» **WHAT YOU ARE ASKED TO DO**: In the entries below, find every line holding the string "that" and collect it.

» **DATA TO PROCESS**:
.....

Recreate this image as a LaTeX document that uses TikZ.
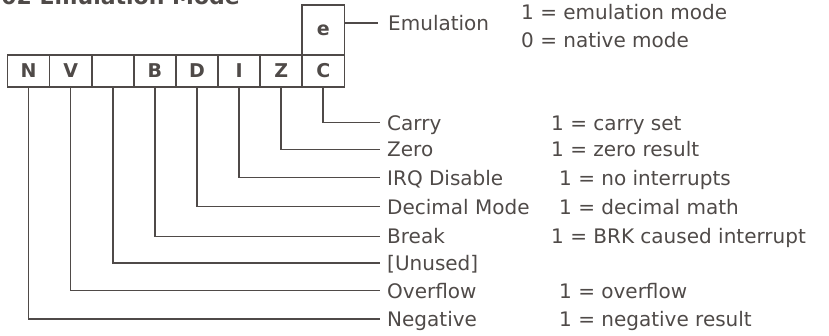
\documentclass[tikz,border=0pt]{standalone}
\usepackage{fontspec}
\setmainfont{DejaVu Sans}
\definecolor{ink}{HTML}{4F4A48}
\tikzset{
  flag/.style={draw=ink, line width=1.6pt, minimum width=42.1pt, minimum height=32pt, inner sep=0pt,
    font=\fontsize{19}{19}\selectfont\bfseries, text=ink},
  lbl/.style={anchor=base west, inner sep=0pt, font=\fontsize{20}{20}\selectfont, text=ink},
  wire/.style={draw=ink, line width=1.6pt},
}
\begin{document}
\begin{tikzpicture}[x=1pt,y=-1pt]
\useasboundingbox (0,0) rectangle (829,336);
% title (cut off by the top edge)
\node[anchor=base east, inner sep=0pt, font=\fontsize{22}{22}\selectfont\bfseries, text=ink] (title) at (240,5) {6502 Emulation Mode};
% flag boxes
\node[flag] (N) at (28.55,71) {N};
\node[flag] (V) at (70.65,71) {V};
\node[flag] (U) at (112.75,71) {};
\node[flag] (B) at (154.85,71) {B};
\node[flag] (D) at (196.95,71) {D};
\node[flag] (I) at (239.05,71) {I};
\node[flag] (Z) at (281.15,71) {Z};
\node[flag] (C) at (323.25,71) {C};
\node[flag, minimum height=50pt] (e) at (323.25,30) {e};
% line end points
\coordinate (ee) at (378,23.3);
\coordinate (eC) at (380,122.7);
\coordinate (eZ) at (380,149.5);
\coordinate (eI) at (380,177.7);
\coordinate (eD) at (380,206.7);
\coordinate (eB) at (380,236.5);
\coordinate (eU) at (380,263.3);
\coordinate (eV) at (380,290.7);
\coordinate (eN) at (380,318.7);
% connectors
\draw[wire] (e.east |- ee) -- (ee);
\draw[wire] (C.south) |- (eC);
\draw[wire] (Z.south) |- (eZ);
\draw[wire] (I.south) |- (eI);
\draw[wire] (D.south) |- (eD);
\draw[wire] (B.south) |- (eB);
\draw[wire] (U.south) |- (eU);
\draw[wire] (V.south) |- (eV);
\draw[wire] (N.south) |- (eN);
% labels
\node[lbl] (le) at (388,31) {Emulation};
\node[lbl] (le1) at (521,20) {1 = emulation mode};
\node[lbl] (le0) at (521,48) {0 = native mode};
\node[lbl] (lC) at (387,130.2) {Carry};
\node[lbl] (lZ) at (387,157) {Zero};
\node[lbl] (lI) at (387,185.2) {IRQ Disable};
\node[lbl] (lD) at (387,214.2) {Decimal Mode};
\node[lbl] (lB) at (387,244) {Break};
\node[lbl] (lU) at (387,270.8) {[Unused]};
\node[lbl] (lV) at (387,298.2) {Overflow};
\node[lbl] (lN) at (387,326.2) {Negative};
\node[lbl] (vC) at (551,130.2) {1 = carry set};
\node[lbl] (vZ) at (551,157) {1 = zero result};
\node[lbl] (vI) at (559,185.2) {1 = no interrupts};
\node[lbl] (vD) at (559,214.2) {1 = decimal math};
\node[lbl] (vB) at (551,244) {1 = BRK caused interrupt};
\node[lbl] (vV) at (559,298.2) {1 = overflow};
\node[lbl] (vN) at (559,326.2) {1 = negative result};
\end{tikzpicture}
\end{document}
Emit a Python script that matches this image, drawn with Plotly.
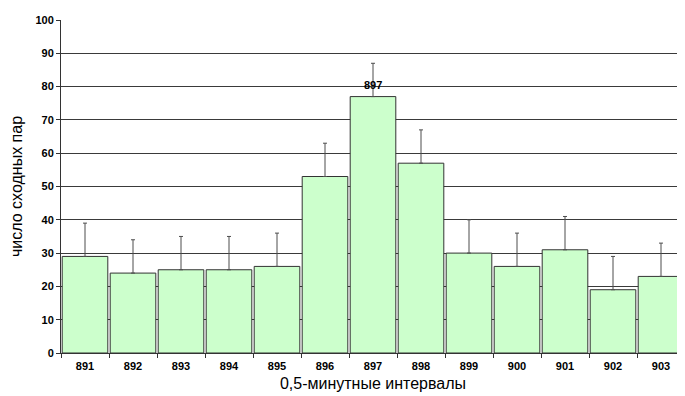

.....

» **RESPONSE BELOW**:
Recreate this image as a LaTeX document that uses TikZ.
Emit a Python script that matches this image, drawn with Plotly.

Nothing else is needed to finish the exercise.